Maryland dealer Rusty Donohue was in the bidding early for the circa 1820 Federal carved New England child-size sofa. At $8500, he jumped the bid to $10,000, but that aggressive tactic didn’t slow the bidding. It kept right on going, all the way to $34,800 from a phone bidder, underbid by another phone. Ex-Samuel Herrup and David A. Schorsch and Eileen M. Smiles, it measures 22¼" x 38" x 13", has an arched crest with leaf-and-scroll carved border centered by a rectangular leaf-carved panel, scrolled arms and seat rail with matching carvings, and turned legs fitted with casters. Baten.

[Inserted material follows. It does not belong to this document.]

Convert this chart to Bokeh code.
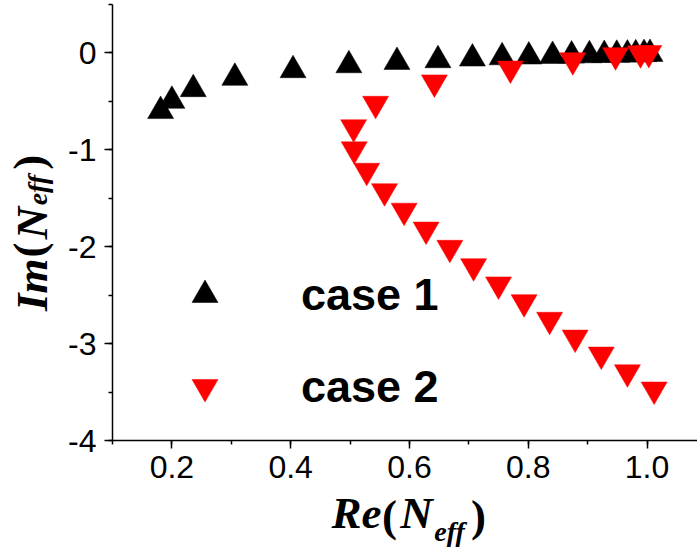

The Peavey by Andrew Wyeth (1917-2009), watercolor on paper, 21½" x 29¾", sold to dealer Nicholas Wyeth, the son of the artist, who paid $156,000. It was fresh; it had never been out of the Cogswell family, who bought it directly from Andrew Wyeth in 1965. An original bill was included in the lot as were handwritten notes by Wyeth including one where he describes it as one of his best watercolors.